「我が家の冬の風物詩は柚子の香り」by id:watena


我が家の冬の訪れを実感させてくれる風景。それは柚子の香りです。子供の頃からそうでした。「ただいま」と玄関を開けると漂ってくる柚子の香り。お鍋の季節の到来だ。柚子湯の季節の到来だ。そして何より楽しみな柚子蜂蜜の季節がやってきた!毎朝の冷気にとっくに冬が来たことを知っていても、この柚子の香りで、本当に冬がやってきたんだなぁと実感するのです。
漂ってくる強い香りは、柚子を搾っている香り。一つ一つ皮を剥いて、布巾に包んで、手で果汁を搾ります。これは今夜の食卓が鍋になる前兆です。夕食が鍋の日は、父の帰りも早いしるし。子供の私はわくわくしながら夜になるのを待っていたものでした。
柚子を搾った日は、その残りカスがお風呂に持ち込まれます。絞るとほとんどが果汁になる温州蜜柑などと違って柚子はかなりの搾りカスが出るので、それを布きれに包んで湯船に沈めて使うのです。柚子を搾った日は父の帰りが早い日ですから、必ずといっていいほど「一緒に入ろう」と父から声がかかりました。とうに親と一緒に風呂に入る歳ではなくなっていましたが、この時ばかりは男同士の付き合いです。狭い湯船で肩を並べながら、柚子の香りのお風呂を楽しみました。
風呂から上がると、すっかりお鍋の支度が調っています。父は焼酎を柚子果汁で割って上機嫌。お鍋が終わってしばらくたつと決まって聞こえてくる母の声、「お父さん炬燵で寝ないでくださいよ」も、我が家の冬の風物詩でした。
もう一つの柚子の楽しみは柚子蜂蜜です。
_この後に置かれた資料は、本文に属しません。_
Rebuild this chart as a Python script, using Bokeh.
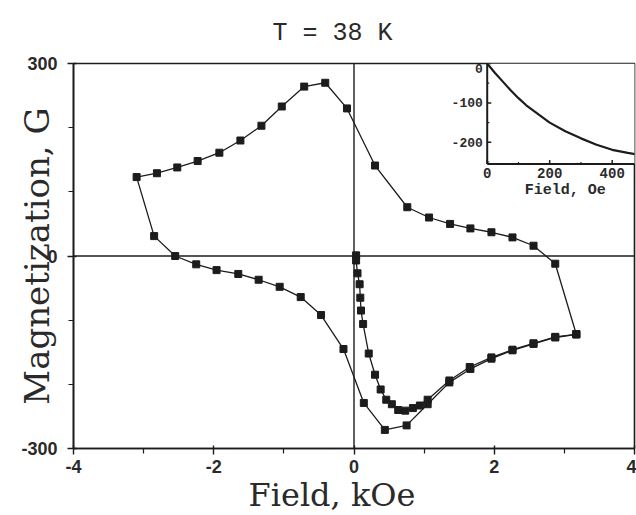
import numpy as np
from bokeh.plotting import figure
from bokeh.models import Range1d, FixedTicker, Span, Label, Title
from bokeh.embed import file_html
from bokeh.resources import INLINE

# ---------------- data ----------------
title_text = "T = 38 K"
x_label = "Field, kOe"
y_label = "Magnetization, G"

x_ticks = [-4, -2, 0, 2, 4]
x_tick_labels = ["-4", "-2", "0", "2", "4"]
x_minor = [-3, -1, 1, 3]
y_ticks = [-300, 0, 300]
y_tick_labels = ["-300", "0", "300"]
y_minor = [-200, -100, 100, 200]

# hysteresis loop (starting at positive saturation, going round)
loop_h = [3.17, 2.87, 2.56, 2.26, 1.96, 1.66, 1.37, 1.07, 0.76, 0.30, -0.10,
          -0.41, -0.71, -1.03, -1.32, -1.62, -1.92, -2.23, -2.52, -2.81, -3.10,
          -2.85, -2.55, -2.25, -1.96, -1.65, -1.36, -1.06, -0.76, -0.47, -0.15,
          0.14, 0.44, 0.75, 1.05, 1.36, 1.66, 1.96, 2.26, 2.56, 2.87, 3.17]
loop_m = [-122, -12, 16, 29, 37, 43, 50, 60, 76, 141, 230,
          270, 264, 233, 203, 180, 161, 148, 138, 129, 123,
          31, 0, -13, -22, -28, -37, -48, -64, -92, -145,
          -229, -271, -264, -231, -197, -176, -160, -147, -137, -127, -122]

# virgin curve
virgin_h = [0.03, 0.03, 0.05, 0.08, 0.09, 0.10, 0.13, 0.21, 0.30, 0.38, 0.46,
            0.54, 0.63, 0.73, 0.84, 0.94, 1.05, 1.36, 1.65, 1.96, 2.26, 2.56,
            2.87, 3.17]
virgin_m = [1, -7, -27, -44, -65, -85, -106, -152, -185, -208, -224,
            -231, -240, -241, -237, -233, -224, -194, -173, -158, -146, -136,
            -126, -122]

# inset: magnetization (G) vs field (Oe)
inset_h = [0, 25, 50, 75, 100, 125, 150, 200, 250, 300, 350, 400, 450, 480]
inset_m = [0, -24, -46, -68, -88, -106, -121, -150, -172, -190, -206, -219, -227, -231]
inset_x_ticks = [0, 200, 400]
inset_x_tick_labels = ["0", "200", "400"]
inset_x_minor = [100, 300]
inset_y_ticks = [0, -100, -200]
inset_y_tick_labels = ["0", "-100", "-200"]
inset_y_minor = [-50, -150, -250]
inset_x_label = "Field, Oe"
inset_y_bottom = -255
inset_x_right = 480

INK = "#1c1c1c"
TXT = "#2a2a2a"

# ---------------- figure ----------------
p = figure(frame_width=561, frame_height=385,
           x_range=Range1d(-4, 4), y_range=Range1d(-300, 300),
           output_backend="svg", toolbar_location=None,
           min_border_left=73, min_border_right=2,
           min_border_top=63, min_border_bottom=67)
p.background_fill_color = "white"
p.border_fill_color = "white"
p.grid.visible = False
p.outline_line_color = INK
p.outline_line_width = 1.6

# title (above), shifted left like the original
p.title.text = title_text
p.title.align = "left"
p.title.offset = 199
p.title.standoff = 32
p.title.text_font = "Liberation Mono"
p.title.text_font_size = "25px"
p.title.text_font_style = "normal"
p.title.text_color = TXT

p.xaxis.ticker = FixedTicker(ticks=x_ticks, minor_ticks=x_minor)
p.yaxis.ticker = FixedTicker(ticks=y_ticks, minor_ticks=y_minor)
p.xaxis.major_label_overrides = {t: l for t, l in zip(x_ticks, x_tick_labels)}
p.yaxis.major_label_overrides = {t: l for t, l in zip(y_ticks, y_tick_labels)}
for ax in (p.xaxis[0], p.yaxis[0]):
    ax.axis_line_color = INK
    ax.axis_line_width = 1.6
    ax.major_tick_line_color = INK
    ax.minor_tick_line_color = INK
    ax.major_tick_line_width = 1.4
    ax.minor_tick_line_width = 1.2
    ax.major_tick_in = 3
    ax.major_tick_out = 6
    ax.minor_tick_in = 0
    ax.minor_tick_out = 5
    ax.major_label_text_font = "Liberation Sans"
    ax.major_label_text_font_size = "18px"
    ax.major_label_text_font_style = "bold"
    ax.major_label_text_color = TXT
p.xaxis.major_label_standoff = 5
p.yaxis.major_label_standoff = 10

# y axis label, pulled in towards the axis
p.yaxis.axis_label = y_label
p.yaxis.axis_label_text_font = "DejaVu Serif"
p.yaxis.axis_label_text_font_size = "34px"
p.yaxis.axis_label_text_font_style = "normal"
p.yaxis.axis_label_text_color = TXT
p.yaxis.axis_label_standoff = -39

# x label as a title below the axis, shifted left like the original
p.add_layout(Title(text=x_label, align="left", offset=175, standoff=-3,
                   text_font="DejaVu Serif", text_font_size="32px",
                   text_font_style="normal", text_color=TXT), "below")

# zero lines
p.add_layout(Span(location=0, dimension="width", line_color=INK, line_width=1.6))
p.add_layout(Span(location=0, dimension="height", line_color=INK, line_width=1.4))

# loop + virgin curve
p.line(loop_h, loop_m, line_color=INK, line_width=1.3)
p.scatter(loop_h, loop_m, marker="square", size=7, fill_color=INK, line_color=INK)
p.line(virgin_h, virgin_m, line_color=INK, line_width=1.3)
p.scatter(virgin_h, virgin_m, marker="square", size=7, fill_color=INK, line_color=INK)

# ---------------- inset (mapped on extra ranges) ----------------
p.extra_x_ranges = {"ix": Range1d(-1324, 471.4)}
p.extra_y_ranges = {"iy": Range1d(-977, 0)}
IR = dict(x_range_name="ix", y_range_name="iy")

p.quad(left=[0], right=[inset_x_right], bottom=[inset_y_bottom], top=[0],
       fill_color="white", line_color=None, **IR)
p.segment(x0=[0, 0], y0=[0, inset_y_bottom], x1=[0, inset_x_right],
          y1=[inset_y_bottom, inset_y_bottom], line_color=INK, line_width=2, **IR)
p.line(inset_h, inset_m, line_color=INK, line_width=2.2, **IR)

# inset ticks (lengths in inset units ~ pixels / scale)
tx = 13.0   # ~4 px horizontally
ty = 10.0   # ~4 px vertically
p.segment(x0=[0] * len(inset_y_ticks), y0=inset_y_ticks,
          x1=[tx] * len(inset_y_ticks), y1=inset_y_ticks, line_color=INK, line_width=1.5, **IR)
p.segment(x0=[0] * len(inset_y_minor), y0=inset_y_minor,
          x1=[tx * 0.5] * len(inset_y_minor), y1=inset_y_minor, line_color=INK, line_width=1.2, **IR)
p.segment(x0=inset_x_ticks, y0=[inset_y_bottom] * len(inset_x_ticks),
          x1=inset_x_ticks, y1=[inset_y_bottom + ty] * len(inset_x_ticks),
          line_color=INK, line_width=1.5, **IR)
p.segment(x0=inset_x_minor, y0=[inset_y_bottom] * len(inset_x_minor),
          x1=inset_x_minor, y1=[inset_y_bottom + ty * 0.5] * len(inset_x_minor),
          line_color=INK, line_width=1.2, **IR)

for t, l in zip(inset_y_ticks, inset_y_tick_labels):
    p.add_layout(Label(x=-14, y=t, text=l, text_font="Liberation Mono",
                       text_font_size="13px", text_font_style="bold",
                       text_align="right", text_baseline="top" if t == 0 else "middle",
                       text_color=TXT, **IR))
for t, l in zip(inset_x_ticks, inset_x_tick_labels):
    p.add_layout(Label(x=t, y=inset_y_bottom - 24, text=l, text_font="Liberation Mono",
                       text_font_size="14px", text_font_style="bold",
                       text_align="center", text_baseline="middle",
                       text_color=TXT, **IR))
p.add_layout(Label(x=250, y=-322, text=inset_x_label, text_font="Liberation Mono",
                   text_font_size="15px", text_font_style="bold",
                   text_align="center", text_baseline="middle",
                   text_color=TXT, **IR))

open("out.html", "w").write(file_html(p, INLINE))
柚子をよく洗い、水分を拭き取ったら、適当に輪切りにして種を取り除き、熱湯消毒して焼酎で拭いた広口のジャム瓶の中一杯に満たします。そこに蜂蜜を注ぎ入れ、トントンとテーブルの上で瓶底を叩いて柚子の隙間の空気を追い出しながら口一杯まで満たしたら、あとは冷暗所で三日ほど。これでおいしい柚子蜂蜜の出来上がりです。我が家では柚子酒も漬けますが、柚子蜂蜜は出来上がりが早いのがいい所です。
出来上がった柚子蜂蜜の最も簡単な楽しみ方は蜂蜜部分をすくい取ってカップに適当な量を入れて湯を注ぐ蜂蜜柚子茶ですが、付け込んだ柚子の果肉もまた美味しい。崩さないようにそっとすくってお皿に乗せて、そのまま食べます。果肉を食べ終わったら、蜂蜜が付いたお皿も舐めちゃう。お行儀は良くありませんが、こんな美味しい物、もったいなくて残せません。寒天を煮溶かして柚子蜂蜜を混ぜて固めると、これまた美味しい柚子寒天も作れます。
こうして我が家の冬は、ずっと柚子の香りと共に在り続けます。それは今も変わりません。
なお、柚子果汁を搾る前に剥いた皮は、細切りにしてザルに広げて天日に干しておくと、夏まで保存がきく干し柚子皮になります。細切りの形のまま漬け物と一緒に漬け込んだり、ミルで挽いてうどんや煮物の上にまぶしたりと使い道が豊富です。
また搾った後や柚子蜂蜜を作った後に残る種は適当な瓶に入れ、種の高さの倍くらいの焼酎を注いで漬け込んでおくと、荒れた手などをスベスベにしてくれる一種の化粧水になります。アルコール分が高いので顔などには使えませんし、あかぎれなどになっている手にもだめですが、スーパーの店頭などに置いてあるアルコール消毒剤が使える手なら大丈夫。漬け込んで数日から使えます。柚子を大量に使う機会がありましたらお試しください。こんなふうに全く無駄がないのが柚子のいい所ですね。